**WHAT TO PRODUCE**: Start with the line that contains "Reproduce this chart" and end with the line that contains "import * as"; retype those lines and the ones between them exactly, without any pictures.

**RECORDS TO USE**:
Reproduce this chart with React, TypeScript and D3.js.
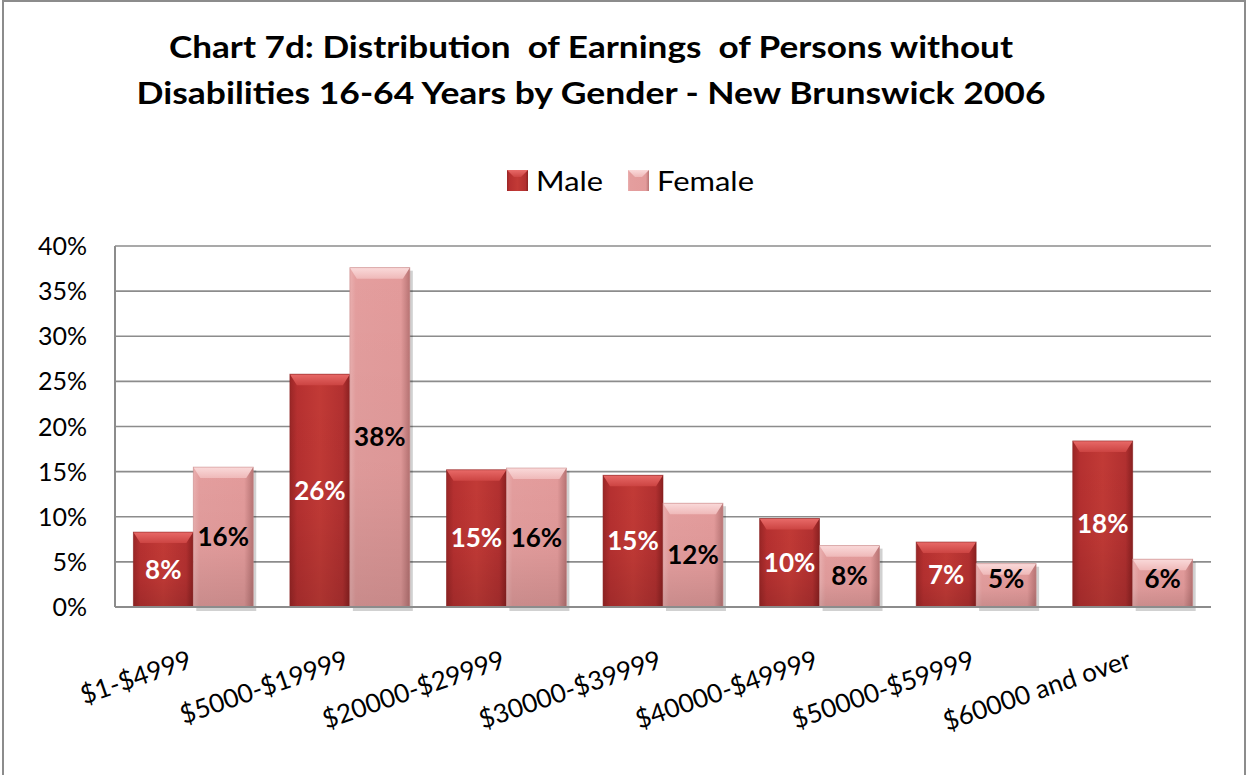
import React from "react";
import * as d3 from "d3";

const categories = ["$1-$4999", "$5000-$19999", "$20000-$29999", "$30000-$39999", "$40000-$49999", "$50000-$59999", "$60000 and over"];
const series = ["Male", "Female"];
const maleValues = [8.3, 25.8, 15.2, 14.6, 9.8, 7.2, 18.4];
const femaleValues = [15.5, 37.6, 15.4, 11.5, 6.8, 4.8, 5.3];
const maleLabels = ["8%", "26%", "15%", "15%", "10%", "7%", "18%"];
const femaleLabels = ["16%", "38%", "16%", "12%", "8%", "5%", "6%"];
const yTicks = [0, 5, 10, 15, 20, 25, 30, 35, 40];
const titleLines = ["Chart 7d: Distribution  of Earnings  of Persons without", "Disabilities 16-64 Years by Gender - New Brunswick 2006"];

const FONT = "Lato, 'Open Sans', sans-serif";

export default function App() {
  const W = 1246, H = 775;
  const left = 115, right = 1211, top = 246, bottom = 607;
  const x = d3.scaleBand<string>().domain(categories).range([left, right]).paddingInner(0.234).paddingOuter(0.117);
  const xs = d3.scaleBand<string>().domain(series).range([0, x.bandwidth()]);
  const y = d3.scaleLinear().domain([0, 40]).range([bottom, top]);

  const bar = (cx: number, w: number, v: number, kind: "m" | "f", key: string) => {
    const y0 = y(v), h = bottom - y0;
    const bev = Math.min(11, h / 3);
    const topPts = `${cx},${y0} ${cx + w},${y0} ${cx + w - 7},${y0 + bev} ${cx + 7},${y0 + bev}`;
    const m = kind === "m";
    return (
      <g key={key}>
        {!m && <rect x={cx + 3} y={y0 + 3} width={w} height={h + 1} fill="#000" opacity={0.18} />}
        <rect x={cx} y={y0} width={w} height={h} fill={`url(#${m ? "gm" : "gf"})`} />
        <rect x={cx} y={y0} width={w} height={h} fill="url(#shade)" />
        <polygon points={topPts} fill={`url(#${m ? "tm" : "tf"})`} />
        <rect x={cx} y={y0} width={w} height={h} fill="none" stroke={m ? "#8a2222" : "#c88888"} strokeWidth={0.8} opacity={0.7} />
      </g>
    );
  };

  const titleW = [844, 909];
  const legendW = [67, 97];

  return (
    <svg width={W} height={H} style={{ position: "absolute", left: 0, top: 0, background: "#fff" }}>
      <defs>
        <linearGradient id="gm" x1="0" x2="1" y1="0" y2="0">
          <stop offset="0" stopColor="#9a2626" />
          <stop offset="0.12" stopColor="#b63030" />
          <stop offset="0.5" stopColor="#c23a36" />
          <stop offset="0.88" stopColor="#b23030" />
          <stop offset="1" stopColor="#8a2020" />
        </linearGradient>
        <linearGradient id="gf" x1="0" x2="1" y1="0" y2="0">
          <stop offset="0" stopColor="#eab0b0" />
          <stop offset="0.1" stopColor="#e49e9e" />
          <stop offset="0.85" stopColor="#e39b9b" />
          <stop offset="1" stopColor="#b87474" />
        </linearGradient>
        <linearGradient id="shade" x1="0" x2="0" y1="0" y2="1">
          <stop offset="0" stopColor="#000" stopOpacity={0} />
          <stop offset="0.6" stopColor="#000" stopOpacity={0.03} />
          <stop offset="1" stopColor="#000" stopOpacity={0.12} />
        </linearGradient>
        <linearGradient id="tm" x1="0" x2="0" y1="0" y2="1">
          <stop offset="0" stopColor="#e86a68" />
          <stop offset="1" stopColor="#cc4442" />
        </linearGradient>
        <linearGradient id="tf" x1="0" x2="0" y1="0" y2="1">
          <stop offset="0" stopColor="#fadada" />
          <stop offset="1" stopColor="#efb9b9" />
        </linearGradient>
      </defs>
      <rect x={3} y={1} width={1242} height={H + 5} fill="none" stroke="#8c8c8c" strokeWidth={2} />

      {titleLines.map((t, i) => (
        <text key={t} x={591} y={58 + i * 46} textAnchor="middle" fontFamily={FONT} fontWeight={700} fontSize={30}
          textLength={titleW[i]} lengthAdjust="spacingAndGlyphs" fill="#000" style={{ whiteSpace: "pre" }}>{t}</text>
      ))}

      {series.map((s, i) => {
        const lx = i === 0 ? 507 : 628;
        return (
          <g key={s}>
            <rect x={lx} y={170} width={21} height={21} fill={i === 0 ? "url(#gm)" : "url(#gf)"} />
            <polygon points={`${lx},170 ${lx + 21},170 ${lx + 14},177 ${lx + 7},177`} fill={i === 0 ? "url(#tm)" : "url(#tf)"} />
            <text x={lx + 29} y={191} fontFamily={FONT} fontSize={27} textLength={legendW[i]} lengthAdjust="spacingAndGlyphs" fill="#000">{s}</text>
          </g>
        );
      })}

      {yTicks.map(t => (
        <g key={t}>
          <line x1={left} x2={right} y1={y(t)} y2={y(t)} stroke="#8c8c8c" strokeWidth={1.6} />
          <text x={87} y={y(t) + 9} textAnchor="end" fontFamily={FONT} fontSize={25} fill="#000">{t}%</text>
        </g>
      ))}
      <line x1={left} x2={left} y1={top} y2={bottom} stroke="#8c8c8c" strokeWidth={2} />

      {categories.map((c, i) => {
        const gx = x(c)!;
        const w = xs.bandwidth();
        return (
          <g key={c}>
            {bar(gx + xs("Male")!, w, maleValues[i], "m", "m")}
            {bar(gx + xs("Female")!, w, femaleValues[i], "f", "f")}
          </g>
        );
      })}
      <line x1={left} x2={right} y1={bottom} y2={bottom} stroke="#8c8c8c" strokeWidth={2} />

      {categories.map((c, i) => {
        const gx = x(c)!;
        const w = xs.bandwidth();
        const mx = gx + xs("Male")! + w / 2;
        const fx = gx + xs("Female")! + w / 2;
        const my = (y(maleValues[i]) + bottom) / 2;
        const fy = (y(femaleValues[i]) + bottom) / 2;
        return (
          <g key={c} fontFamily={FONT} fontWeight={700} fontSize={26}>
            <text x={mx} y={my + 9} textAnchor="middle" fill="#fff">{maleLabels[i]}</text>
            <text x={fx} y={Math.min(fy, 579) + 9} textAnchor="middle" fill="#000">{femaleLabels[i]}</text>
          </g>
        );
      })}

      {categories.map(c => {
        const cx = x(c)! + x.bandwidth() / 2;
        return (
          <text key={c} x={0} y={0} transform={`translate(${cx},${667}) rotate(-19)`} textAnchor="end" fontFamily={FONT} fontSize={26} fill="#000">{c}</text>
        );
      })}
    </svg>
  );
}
* * *
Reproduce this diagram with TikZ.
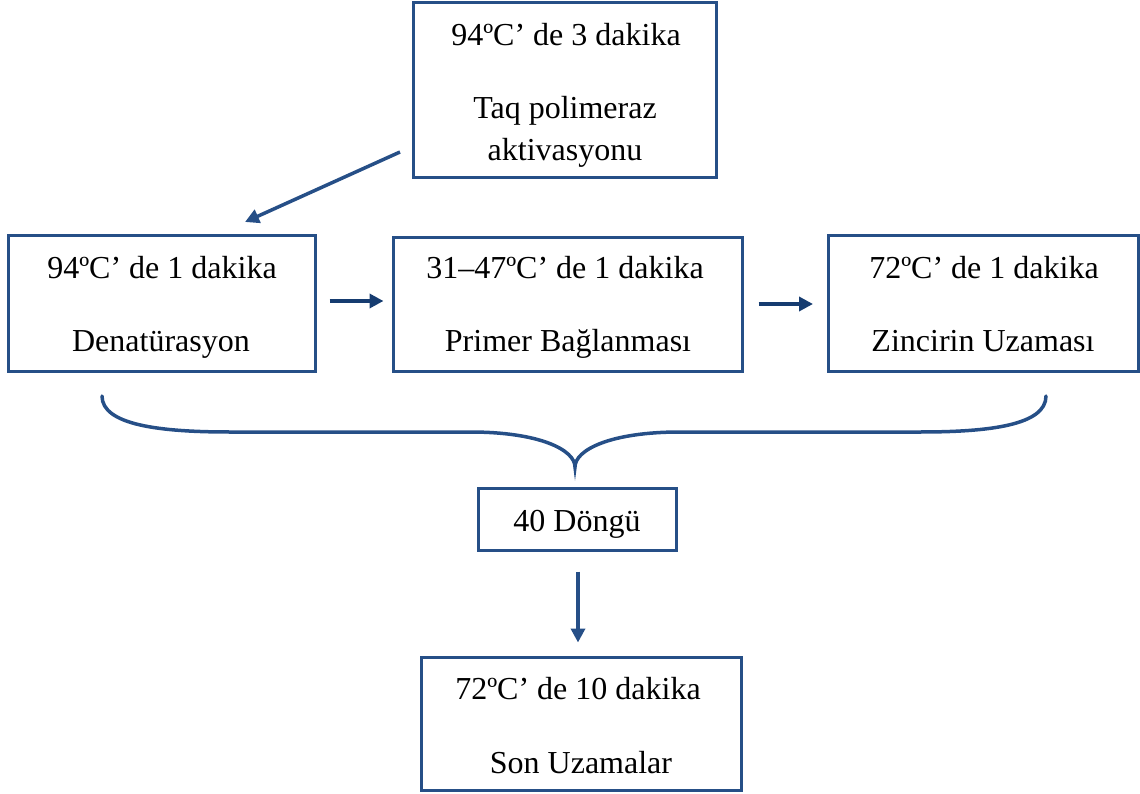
...
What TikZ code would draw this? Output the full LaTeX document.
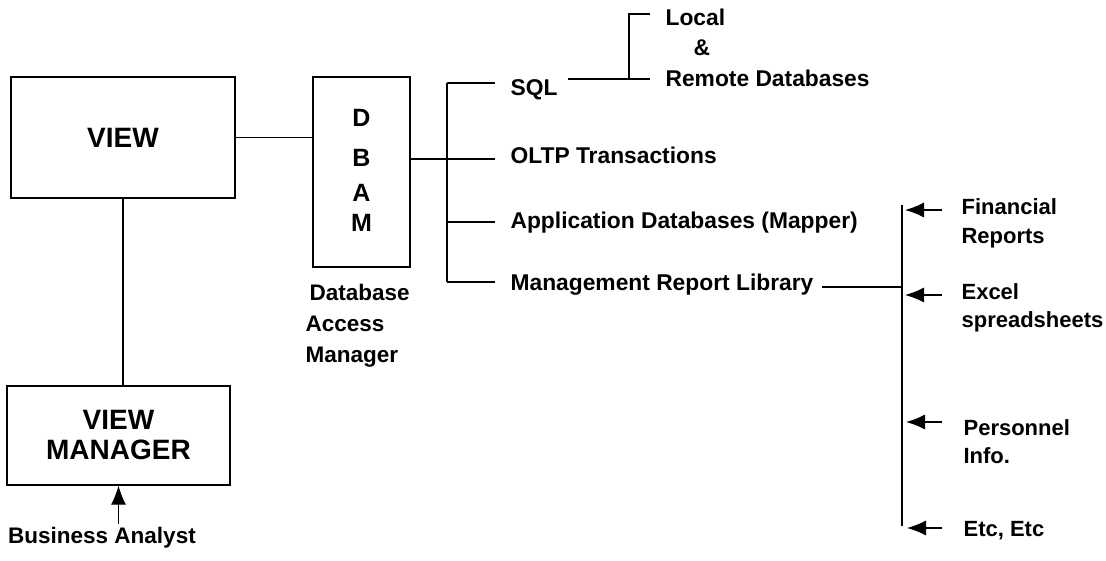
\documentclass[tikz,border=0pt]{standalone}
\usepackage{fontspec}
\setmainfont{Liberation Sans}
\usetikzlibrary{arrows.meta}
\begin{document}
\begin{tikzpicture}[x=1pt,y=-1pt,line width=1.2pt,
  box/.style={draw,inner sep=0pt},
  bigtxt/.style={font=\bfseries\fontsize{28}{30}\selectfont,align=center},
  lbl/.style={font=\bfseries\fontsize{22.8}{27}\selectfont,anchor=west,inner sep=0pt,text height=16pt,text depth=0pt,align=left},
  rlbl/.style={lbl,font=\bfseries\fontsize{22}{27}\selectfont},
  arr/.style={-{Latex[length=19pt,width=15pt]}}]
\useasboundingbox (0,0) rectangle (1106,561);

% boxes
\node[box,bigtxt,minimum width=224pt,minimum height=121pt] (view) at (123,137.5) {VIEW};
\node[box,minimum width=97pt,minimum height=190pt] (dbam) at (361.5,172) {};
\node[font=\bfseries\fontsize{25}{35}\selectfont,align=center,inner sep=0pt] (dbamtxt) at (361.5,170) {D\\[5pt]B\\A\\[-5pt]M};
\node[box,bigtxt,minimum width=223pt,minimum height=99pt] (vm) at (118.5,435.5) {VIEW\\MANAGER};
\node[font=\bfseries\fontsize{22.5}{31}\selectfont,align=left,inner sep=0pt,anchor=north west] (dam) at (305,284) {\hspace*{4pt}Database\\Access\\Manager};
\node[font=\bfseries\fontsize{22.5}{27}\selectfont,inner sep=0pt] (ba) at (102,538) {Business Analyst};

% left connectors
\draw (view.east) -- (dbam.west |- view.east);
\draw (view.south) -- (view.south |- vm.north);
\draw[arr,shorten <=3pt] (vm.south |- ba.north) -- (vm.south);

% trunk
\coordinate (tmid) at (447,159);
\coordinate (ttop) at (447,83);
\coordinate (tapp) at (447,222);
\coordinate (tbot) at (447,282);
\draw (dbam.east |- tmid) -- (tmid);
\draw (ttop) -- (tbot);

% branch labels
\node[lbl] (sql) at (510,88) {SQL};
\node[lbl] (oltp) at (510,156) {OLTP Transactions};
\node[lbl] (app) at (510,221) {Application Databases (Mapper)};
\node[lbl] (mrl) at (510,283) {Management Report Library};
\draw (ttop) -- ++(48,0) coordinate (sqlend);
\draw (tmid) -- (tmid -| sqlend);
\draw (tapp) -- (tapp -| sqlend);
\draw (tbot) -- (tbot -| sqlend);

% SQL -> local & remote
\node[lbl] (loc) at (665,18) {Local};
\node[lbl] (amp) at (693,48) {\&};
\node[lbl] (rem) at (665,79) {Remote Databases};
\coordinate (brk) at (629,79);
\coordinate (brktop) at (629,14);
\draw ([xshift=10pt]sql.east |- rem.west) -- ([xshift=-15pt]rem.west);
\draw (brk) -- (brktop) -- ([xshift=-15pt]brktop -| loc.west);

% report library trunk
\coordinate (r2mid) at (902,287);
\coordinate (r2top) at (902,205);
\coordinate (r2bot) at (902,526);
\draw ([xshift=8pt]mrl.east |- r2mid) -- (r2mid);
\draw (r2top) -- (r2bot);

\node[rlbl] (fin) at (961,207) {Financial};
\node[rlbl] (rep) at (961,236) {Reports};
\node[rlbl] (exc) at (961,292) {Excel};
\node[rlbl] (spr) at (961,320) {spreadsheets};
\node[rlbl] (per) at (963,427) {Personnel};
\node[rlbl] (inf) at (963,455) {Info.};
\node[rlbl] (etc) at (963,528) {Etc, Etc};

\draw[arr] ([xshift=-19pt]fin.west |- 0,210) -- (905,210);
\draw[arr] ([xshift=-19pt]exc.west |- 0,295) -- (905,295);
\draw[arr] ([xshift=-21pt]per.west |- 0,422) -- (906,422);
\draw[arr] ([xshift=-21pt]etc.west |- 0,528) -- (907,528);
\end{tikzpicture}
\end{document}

**TASK RESPONSE**:
Reproduce this chart with React, TypeScript and D3.js.
import React from "react";
import * as d3 from "d3";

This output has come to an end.